What would such a definition look like? For me, as for most Americans, patriotism starts as a gut instinct, a loyalty and love for country that's rooted in some of my earliest memories.
Obama also quoted Missouri's native son Mark Twain, saying, "Patriotism is supporting your country all the time, and your government when it deserves it."
This kind of forthright rhetoric is exactly what we need to cut through the deceptive propaganda being formulated by those who stand to profit from keeping our nation divided, keeping the public confused, and keeping neighbors suspicious of neighbors.
Now, if only Obama would step up to the task of applying his keen logical sword to the Gordian Knot of twisted rhetoric the Right has been wrapping around their attack on American citizens' Fourth Amendment rights through flawed legislation like the PATRIOT Act and the current FISA/telecom immunity bill making its way through the Senate.
I know it must be daunting even to imagine trying to explain the logical and historical bases for Constitutional protections of civil rights to the American citizens who often seem more interested in American Idol than American History and Government 101, while enduring an epic onslaught of accusations that to even question the Bush Administration's spy policy is to embolden the terrorists.
But you know, I think if anyone could do it, Obama could.
When Jaelithe isn't encouraging Obama to listen to some Mamas, she also writes at The State of Discontent.
Updated with more accurate transcript info from The New York Times.
Visit these links for first hand accounts by bloggers who were there:
Quoting Mark Twain was a great idea. Almost every town and city in Missourih (how's that for an in-between pronunciation?) has a Mark Twain school. And then the quote being right on topic - Senator, you and your speechwriters rock.
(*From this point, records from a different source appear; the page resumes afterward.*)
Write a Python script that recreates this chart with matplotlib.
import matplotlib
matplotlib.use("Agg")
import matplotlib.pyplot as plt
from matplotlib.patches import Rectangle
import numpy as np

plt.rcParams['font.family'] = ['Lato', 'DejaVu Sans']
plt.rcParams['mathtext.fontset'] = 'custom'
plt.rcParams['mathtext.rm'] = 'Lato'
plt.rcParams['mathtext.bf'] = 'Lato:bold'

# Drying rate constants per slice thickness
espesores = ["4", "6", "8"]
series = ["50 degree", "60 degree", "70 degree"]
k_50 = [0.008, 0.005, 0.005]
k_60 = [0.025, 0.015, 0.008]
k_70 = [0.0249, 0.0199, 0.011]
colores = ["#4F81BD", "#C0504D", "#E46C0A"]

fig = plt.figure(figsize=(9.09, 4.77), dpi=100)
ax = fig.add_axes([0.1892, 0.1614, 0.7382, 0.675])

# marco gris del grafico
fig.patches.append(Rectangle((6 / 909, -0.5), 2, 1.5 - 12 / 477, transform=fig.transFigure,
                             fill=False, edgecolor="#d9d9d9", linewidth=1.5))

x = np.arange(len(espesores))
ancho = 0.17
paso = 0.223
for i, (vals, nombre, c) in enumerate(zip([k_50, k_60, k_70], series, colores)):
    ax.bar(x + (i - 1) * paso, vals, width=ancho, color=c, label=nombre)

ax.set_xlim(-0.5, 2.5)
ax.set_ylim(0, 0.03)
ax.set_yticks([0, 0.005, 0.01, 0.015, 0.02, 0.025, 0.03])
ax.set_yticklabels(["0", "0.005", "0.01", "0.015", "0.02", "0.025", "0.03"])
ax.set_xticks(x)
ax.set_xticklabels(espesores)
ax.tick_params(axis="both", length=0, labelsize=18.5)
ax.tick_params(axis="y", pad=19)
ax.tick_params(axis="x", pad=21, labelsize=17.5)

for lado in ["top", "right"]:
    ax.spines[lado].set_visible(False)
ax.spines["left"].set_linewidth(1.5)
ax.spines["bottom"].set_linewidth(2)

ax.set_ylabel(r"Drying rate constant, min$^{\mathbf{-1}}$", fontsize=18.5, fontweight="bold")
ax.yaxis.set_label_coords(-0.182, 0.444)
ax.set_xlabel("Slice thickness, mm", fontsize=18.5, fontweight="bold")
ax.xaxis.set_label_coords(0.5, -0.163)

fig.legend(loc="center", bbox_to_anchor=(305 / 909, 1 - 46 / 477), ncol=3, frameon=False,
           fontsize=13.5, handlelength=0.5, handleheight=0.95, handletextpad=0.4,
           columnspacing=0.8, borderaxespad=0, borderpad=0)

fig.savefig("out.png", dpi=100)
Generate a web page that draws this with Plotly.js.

Posted by: Daisy | July 01, 2008 at 11:50 AM
Jaelithe, wonderful frame for a wise, literary speech. As Daisy points out, Twain is beloved for a reason. He had so many witty and truthful things to say on war, imperialism, slavery, and human nature.
I can't help but root for a writerly president Obama, even as I patriotically disagree with him about FISA.
Posted by: cynematic | July 01, 2008 at 12:34 PM
I must remain constantly vigilant against swoon in the face of Obama's command of language and knowledge of our best literary and political traditions. He gave an interview immediately after this speech in which he casually tossed out the word "doldrums" in reference to the economy and I just about died of happiness that a presidential candidate would know how to use such a luscious word in casual conversation, without anyone prompting him with it via earpiece.
Of course, the fact that I find his rhetorical skills dreamy does not mean I agree with him all of the time.
Posted by: jaelithe | July 01, 2008 at 12:41 PM
I find it funny that I have to turn to this national site to find a post written by you-- who lives a whole 20 minutes away from me in a city with major media markets-- that aptly describes my home state. None of that conversation is going on elsewhere. And that is why I love me some MOMocrats.
I also think this is a fantastic post about true patriotism, especially after you got called out for being unpatriotic in a previous post of yours!
Posted by: rebecca | July 01, 2008 at 02:03 PM
Ah, don't forget, Rebecca-- I got called out for being TOO patriotic AND for being unpatriotic over the very same post, in the very same thread. Apparently I am capable of both at the same time. I must have superpowers.
Posted by: jaelithe | July 01, 2008 at 02:31 PM
Jaelithe, we always knew you had superpowers--super brain powers. Now to find you are the Unpatriotic Patriot's true identity? Too cool. You continue to kick ass for truth, justice, and the American way.
Posted by: Glennia | July 01, 2008 at 05:43 PM
Is it right to have a happy warm fuzzy feeling after reading this? Now I just need to get the Kansas relatives to read it.